The Zweig Breadth Thrust is a specific participation-thrust measure, not a generic label for any strong breadth day. Ordinary breadth strength can show broad participation, but a named thrust indicator needs its own calculation rules and threshold logic.

Data Quality and Calculation Caveats

Breadth indicators are only as clean as their input data. Readings can vary by exchange, index membership, data provider, calculation method, and update timing.

Universe dependency: A reading based on all listed stocks can differ from a reading based only on index components.

Timing dependency: Preliminary intraday values can differ from final values, especially during volatile sessions or incomplete data feeds.

Index concentration: A cap-weighted index can rise even when equal-weighted participation is weaker.

Sector distortion: A sector-heavy market can distort the message if one group dominates the move.

These caveats do not make breadth useless. They make the reading conditional. The same number can mean different things depending on what was counted, when it was measured, and whether the headline index is being lifted by broad participation or concentrated leadership.

Common Mistakes With Breadth Indicators

The most common mistake is treating one breadth reading as confirmation. A single strong or weak value can be informative, but it is not a complete market view.

  • Reading divergence as a forecast: Divergence can warn that participation is changing, but it does not specify timing or guarantee a reversal.
  • Ignoring the market universe: A reading from one index or exchange may not describe the whole stock market.
  • Using thresholds mechanically: A threshold can organize interpretation, but the same threshold can behave differently across regimes and data sets.
  • Confusing market context with trade action: A market view and a trade expression are separate decisions. Breadth can improve context without becoming an instruction.
  • Overlooking index concentration: A few large components can move the headline index while broader participation remains weaker.

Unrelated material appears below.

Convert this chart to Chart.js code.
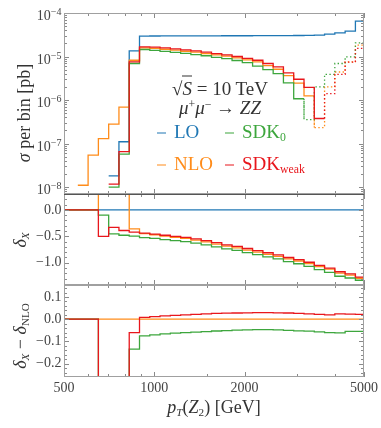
<!DOCTYPE html>
<html>
<head>
<meta charset="utf-8">
<title>pT(Z2) distribution</title>
<script src="https://cdn.jsdelivr.net/npm/chart.js@4.4.1/dist/chart.umd.min.js"></script>
<style>
  body { margin: 0; background: #fff; }
  #wrap { position: relative; width: 381px; height: 428px; overflow: hidden;
          font-family: "Liberation Serif", "DejaVu Serif", serif; color: #333; }
  #wrap canvas { position: absolute; left: 0; top: 0; }
  .t { position: absolute; white-space: nowrap; line-height: 1; transform: translate(-50%, -50%); }
  .r { transform: translate(-50%, -50%) rotate(-90deg); }
  .leg { position: absolute; white-space: nowrap; line-height: 1; font-size: 19px; transform: translateY(-50%); }
  .dash { display: inline-block; width: 9px; height: 1.6px; vertical-align: middle; margin-right: 8px; }
  .ov { border-top: 1.2px solid #333; padding-top: 1px; }
  sub { font-size: 62%; vertical-align: -0.3em; line-height: 0; }
  sup { font-size: 62%; vertical-align: 0.5em; line-height: 0; }
</style>
</head>
<body>
<div id="wrap">
  <canvas id="cSigma" width="381" height="428"></canvas>
  <canvas id="cDelta" width="381" height="428"></canvas>
  <canvas id="cDiff" width="381" height="428"></canvas>

  <div class="t r" style="left:24px;top:113px;font-size:18px"><i>σ</i> per bin [pb]</div>
  <div class="t r" style="left:20px;top:240px;font-size:18px"><i>δ</i><sub><i>X</i></sub></div>
  <div class="t r" style="left:20px;top:336px;font-size:18px"><i>δ</i><sub><i>X</i></sub> − <i>δ</i><sub>NLO</sub></div>
  <div class="t" style="left:214px;top:407px;font-size:18px"><i>p</i><sub><i>T</i></sub>(<i>Z</i><sub>2</sub>) [GeV]</div>

  <div class="t" style="left:220px;top:88px;font-size:19px">√<span class="ov"><i>S</i></span> = 10 TeV</div>
  <div class="t" style="left:220px;top:107px;font-size:19px"><i>μ</i><sup>+</sup><i>μ</i><sup>−</sup> → <i>ZZ</i></div>

  <div class="leg" style="left:157px;top:131px;color:#1f77b4"><span class="dash" style="background:#1f77b4"></span>LO</div>
  <div class="leg" style="left:225px;top:131px;color:#3da63d"><span class="dash" style="background:#3da63d"></span>SDK<sub>0</sub></div>
  <div class="leg" style="left:157px;top:163px;color:#ff8c1a"><span class="dash" style="background:#ff8c1a"></span>NLO</div>
  <div class="leg" style="left:225px;top:163px;color:#e8161c"><span class="dash" style="background:#e8161c"></span>SDK<sub>weak</sub></div>
</div>

<script>
// bin edges in pT(Z2) [GeV]
var binEdges = [474.8, 513.8, 556.0, 601.6, 651.0, 704.5, 762.3, 824.9, 892.6, 965.9,
  1045, 1131, 1224, 1324, 1433, 1551, 1678, 1816, 1965, 2126,
  2301, 2490, 2694, 2915, 3155, 3414, 3694, 3997, 4326, 4681, 5065];

// sigma per bin [pb], negative = drawn dotted as |value|
var sigmaLO = [0, 0, 0, 0, 0, 1.8e-8, 1.1e-7, 1.35e-5,
  2.95e-5, 2.96e-5, 2.97e-5, 2.97e-5, 2.98e-5, 2.98e-5, 2.99e-5, 2.99e-5, 3.0e-5, 3.0e-5, 3.0e-5,
  3.01e-5, 3.01e-5, 3.02e-5, 3.03e-5, 3.04e-5, 3.06e-5, 3.1e-5, 3.27e-5, 3.5e-5, 3.84e-5, 6.5e-5];
var sigmaNLO = [0, 0, 1.1e-8, 5.4e-8, 1.3e-7, 2.8e-7, 6.9e-7, 8.2e-6,
  1.58e-5, 1.54e-5, 1.47e-5, 1.40e-5, 1.32e-5, 1.26e-5, 1.17e-5, 1.09e-5, 1.02e-5, 9.3e-6, 8.4e-6,
  7.5e-6, 6.2e-6, 5.1e-6, 3.64e-6, 2.45e-6, 1.24e-6, -2.33e-7, -2.0e-6, -4.4e-6, -7.5e-6, -1.82e-5];
var sigmaSDK0 = [0, 0, 0, 0, 0, 1.0e-8, 5.7e-8, 6.9e-6,
  1.45e-5, 1.38e-5, 1.31e-5, 1.24e-5, 1.18e-5, 1.11e-5, 1.04e-5, 9.6e-6, 8.9e-6, 8.1e-6, 7.2e-6,
  6.0e-6, 5.0e-6, 4.05e-6, 2.48e-6, 1.07e-6, -3.56e-7, -2.0e-6, -3.9e-6, -6.9e-6, -9.8e-6, -2.06e-5];
var sigmaSDKweak = [0, 0, 0, 0, 0, 1.17e-8, 6.5e-8, 7.5e-6,
  1.67e-5, 1.64e-5, 1.58e-5, 1.50e-5, 1.42e-5, 1.35e-5, 1.26e-5, 1.17e-5, 1.09e-5, 1.0e-5, 9.1e-6,
  8.2e-6, 6.9e-6, 5.75e-6, 4.2e-6, 3.0e-6, 1.95e-6, 3.76e-7, -1.4e-6, -3.9e-6, -7.4e-6, -1.53e-5];

// relative corrections delta_X
var deltaLO = [0, 0, 0, 0, 0, 0, 0, 0, 0, 0, 0, 0, 0, 0, 0,
  0, 0, 0, 0, 0, 0, 0, 0, 0, 0, 0, 0, 0, 0, 0];
var deltaNLO = [0, 0, 0, 0, 20, 14.6, 5.3, -0.36,
  -0.45, -0.47, -0.495, -0.517, -0.54, -0.572, -0.604, -0.646, -0.687, -0.718, -0.759,
  -0.80, -0.84, -0.879, -0.928, -0.966, -1.014, -1.072, -1.12, -1.194, -1.233, -1.292];
var deltaSDK0 = [0, 0, 0, 0, -0.10, -0.455, -0.48, -0.495,
  -0.525, -0.54, -0.561, -0.58, -0.60, -0.63, -0.66, -0.699, -0.738, -0.767, -0.807,
  -0.847, -0.887, -0.927, -0.978, -1.018, -1.068, -1.129, -1.18, -1.255, -1.288, -1.33];
var deltaSDKweak = [0, 0, 0, 0, -0.50, -0.33, -0.39, -0.42,
  -0.44, -0.46, -0.48, -0.50, -0.52, -0.55, -0.58, -0.62, -0.66, -0.69, -0.73,
  -0.77, -0.81, -0.85, -0.90, -0.94, -0.99, -1.05, -1.10, -1.17, -1.21, -1.27];

// delta_X - delta_NLO
var diffNLO = [0, 0, 0, 0, 0, 0, 0, 0, 0, 0, 0, 0, 0, 0, 0,
  0, 0, 0, 0, 0, 0, 0, 0, 0, 0, 0, 0, 0, 0, 0];
var diffSDK0 = [0, 0, 0, 0, -20.1, -15.1, -5.8, -0.135,
  -0.075, -0.07, -0.066, -0.063, -0.06, -0.058, -0.056, -0.053, -0.051, -0.049, -0.048,
  -0.047, -0.047, -0.048, -0.05, -0.052, -0.054, -0.057, -0.06, -0.061, -0.055, -0.055];
var diffSDKweak = [0, 0, 0, 0, -20.5, -14.9, -5.7, -0.06,
  0.008, 0.012, 0.015, 0.017, 0.02, 0.022, 0.024, 0.026, 0.027, 0.028, 0.029,
  0.03, 0.03, 0.029, 0.028, 0.026, 0.024, 0.022, 0.02, 0.024, 0.023, 0.022];

// tick labels
var xTickLabels = [500, 1000, 2000, 5000];
var xMinorTicks = [600, 700, 800, 900, 1500, 3000, 4000];
var sigmaTicks = [1e-8, 1e-7, 1e-6, 1e-5, 1e-4];
var deltaTicks = [-1.0, -0.5, 0.0];
var diffTicks = [-0.2, -0.1, 0.0, 0.1];

var colors = { LO: '#1f77b4', NLO: '#ff8c1a', SDK0: '#3da63d', SDKweak: '#e8161c' };
// lower order is drawn on top: SDK_weak over SDK_0 over NLO over LO
var drawOrder = { LO: 4, NLO: 3, SDK0: 2, SDKweak: 1 };
var fontFam = '"Liberation Serif", "DejaVu Serif", serif';

function histPoints(vals, useAbs) {
  var pts = [];
  vals.forEach(function (v, i) {
    var y = useAbs ? Math.abs(v) : v;
    pts.push({ x: binEdges[i], y: y });
    pts.push({ x: binEdges[i + 1], y: y });
  });
  return pts;
}

// useAbs: log panel, negative bins shown as |value| with a dotted line
function histSet(vals, key, useAbs) {
  var ds = {
    data: histPoints(vals, useAbs),
    borderColor: colors[key],
    order: drawOrder[key],
    borderWidth: 1.3,
    pointRadius: 0,
    tension: 0,
    fill: false
  };
  if (useAbs) {
    ds.segment = {
      borderDash: function (ctx) {
        return vals[Math.floor(ctx.p1DataIndex / 2)] < 0 ? [1.4, 2.4] : undefined;
      }
    };
  }
  return ds;
}

function fmt(v) {
  return (v < 0 ? '\u2212' : '') + Math.abs(v).toFixed(1);
}

// frame + inward ticks, Mathematica style
var frameTicks = {
  id: 'frameTicks',
  afterDraw: function (chart, args, o) {
    var ctx = chart.ctx, a = chart.chartArea, x = chart.scales.x, y = chart.scales.y;
    ctx.save();
    ctx.strokeStyle = '#8a8a8a';
    ctx.lineWidth = 1;
    ctx.beginPath();
    function xt(v, len) {
      var px = Math.round(x.getPixelForValue(v)) + 0.5;
      ctx.moveTo(px, a.top); ctx.lineTo(px, a.top + len);
      ctx.moveTo(px, a.bottom); ctx.lineTo(px, a.bottom - len);
    }
    function yt(v, len) {
      var py = Math.round(y.getPixelForValue(v)) + 0.5;
      if (py < a.top || py > a.bottom) return;
      ctx.moveTo(a.left, py); ctx.lineTo(a.left + len, py);
      ctx.moveTo(a.right, py); ctx.lineTo(a.right - len, py);
    }
    xTickLabels.forEach(function (v) { xt(v, 5); });
    xMinorTicks.forEach(function (v) { xt(v, 3); });
    o.yMajor.forEach(function (v) { yt(v, 5); });
    o.yMinor.forEach(function (v) { yt(v, 3); });
    ctx.stroke();
    ctx.strokeStyle = '#a0a0a0';
    ctx.strokeRect(a.left + 0.5, a.top + 0.5, a.right - a.left - 1, a.bottom - a.top - 1);
    if (o.topLine) {
      ctx.strokeStyle = '#555';
      ctx.beginPath();
      ctx.moveTo(a.left, a.top + 0.5); ctx.lineTo(a.right, a.top + 0.5);
      ctx.stroke();
    }
    ctx.restore();
  }
};

// 10^n labels for the sigma panel
var expLabels = {
  id: 'expLabels',
  afterDraw: function (chart) {
    var ctx = chart.ctx, y = chart.scales.y;
    ctx.save();
    ctx.fillStyle = '#444';
    ctx.textAlign = 'right';
    ctx.textBaseline = 'alphabetic';
    sigmaTicks.forEach(function (v) {
      var py = y.getPixelForValue(v);
      var ex = '\u2212' + Math.round(-Math.log10(v));
      ctx.font = '10px ' + fontFam;
      var w = ctx.measureText(ex).width;
      ctx.fillText(ex, 61.5, py + 2);
      ctx.font = '14px ' + fontFam;
      ctx.fillText('10', 61.5 - w, py + 7);
    });
    ctx.restore();
  }
};

function xScale(show) {
  return {
    type: 'logarithmic', min: 500, max: 5000, display: show,
    grid: { display: false, drawTicks: false }, border: { display: false },
    afterBuildTicks: function (s) { s.ticks = xTickLabels.map(function (v) { return { value: v }; }); },
    afterFit: function (s) { if (show) s.height = 20; },
    ticks: { autoSkip: false, maxRotation: 0, padding: 3, color: '#444',
             font: { family: fontFam, size: 14 },
             callback: function (v) { return String(v); } }
  };
}

function yAxisBase() {
  return {
    grid: { display: false, drawTicks: false }, border: { display: false },
    afterFit: function (s) { s.width = 64; }
  };
}

function baseOptions(padTop, padBottom, xShow, yScale, tickOpts) {
  return {
    responsive: false, animation: false, events: [],
    layout: { padding: { top: padTop, bottom: padBottom, left: 0, right: 17 } },
    plugins: { legend: { display: false }, tooltip: { enabled: false }, frameTicks: tickOpts },
    scales: { x: xScale(xShow), y: yScale }
  };
}

// sigma panel
var sigmaMinor = [];
for (var d = -9; d <= -5; d++) for (var m = 2; m <= 9; m++) sigmaMinor.push(m * Math.pow(10, d));
var ySigma = Object.assign(yAxisBase(), {
  type: 'logarithmic', min: Math.pow(10, -8.16), max: 1e-4,
  ticks: { display: false }
});
new Chart('cSigma', {
  type: 'line',
  data: { datasets: [
    histSet(sigmaLO, 'LO', true),
    histSet(sigmaNLO, 'NLO', true),
    histSet(sigmaSDK0, 'SDK0', true),
    histSet(sigmaSDKweak, 'SDKweak', true)
  ] },
  options: baseOptions(13, 234, false, ySigma, { yMajor: sigmaTicks, yMinor: sigmaMinor }),
  plugins: [frameTicks, expLabels]
});

// delta panel
var deltaMinor = [];
for (var i = -14; i <= 2; i++) deltaMinor.push(i / 10);
var yDelta = Object.assign(yAxisBase(), {
  type: 'linear', min: -1.42, max: 0.3,
  afterBuildTicks: function (s) { s.ticks = deltaTicks.map(function (v) { return { value: v }; }); },
  ticks: { padding: 2.5, color: '#444', font: { family: fontFam, size: 14 }, callback: fmt }
});
new Chart('cDelta', {
  type: 'line',
  data: { datasets: [
    histSet(deltaLO, 'LO', false),
    histSet(deltaNLO, 'NLO', false),
    histSet(deltaSDK0, 'SDK0', false),
    histSet(deltaSDKweak, 'SDKweak', false)
  ] },
  options: baseOptions(194, 143, false, yDelta, { yMajor: deltaTicks, yMinor: deltaMinor, topLine: true }),
  plugins: [frameTicks]
});

// difference panel
var diffMinor = [];
for (var j = -13; j <= 7; j++) diffMinor.push(j / 50);
var yDiff = Object.assign(yAxisBase(), {
  type: 'linear', min: -0.26, max: 0.154,
  afterBuildTicks: function (s) { s.ticks = diffTicks.map(function (v) { return { value: v }; }); },
  ticks: { padding: 2.5, color: '#444', font: { family: fontFam, size: 14 }, callback: fmt }
});
new Chart('cDiff', {
  type: 'line',
  data: { datasets: [
    histSet(diffNLO, 'NLO', false),
    histSet(diffSDK0, 'SDK0', false),
    histSet(diffSDKweak, 'SDKweak', false)
  ] },
  options: baseOptions(285, 31, true, yDiff, { yMajor: diffTicks, yMinor: diffMinor }),
  plugins: [frameTicks]
});
</script>
</body>
</html>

Market Breadth Indicator Reading Map

Use the raw value as the start of interpretation, not the end of it.

Market breadth indicator reading map showing raw input, market universe, headline comparison, context check, and interpretation boundary.
A breadth reading is safer when the raw value is checked against universe, headline movement, timing, persistence, and concentration.
Reading step What to check Safer boundary
Raw input Advancers, decliners, highs, lows, volume pressure, or moving-average participation Do not compare indicators as if they count the same thing.
Market universe Exchange, sector, index components, or custom list Do not treat a narrow universe as the whole market.
Headline comparison Whether index movement agrees with participation Do not call disagreement a confirmed reversal.
Context check Timing, persistence, concentration, trend, and related breadth measures Do not overread one value without supporting evidence.
Interpretation Broadening, narrowing, divergent, or mixed participation Treat the result as market context, not a standalone trading command.

FAQ

What is a market breadth indicator?

A market breadth indicator is a participation measure that compares the movement of many stocks or components with the movement of a market index or group. It helps identify whether a move is broad, narrow, divergent, or mixed.

Which indicators measure market breadth?

Common market breadth indicators include the Advance-Decline Line, New Highs-New Lows, TRIN / Arms Index, McClellan Oscillator, and the percentage of stocks above selected moving averages.

Can market breadth indicators predict reversals?

No. Breadth indicators can warn that participation is weakening or improving, but they do not predict reversals by themselves. A safer reading checks persistence, market universe, data quality, concentration, and related market context.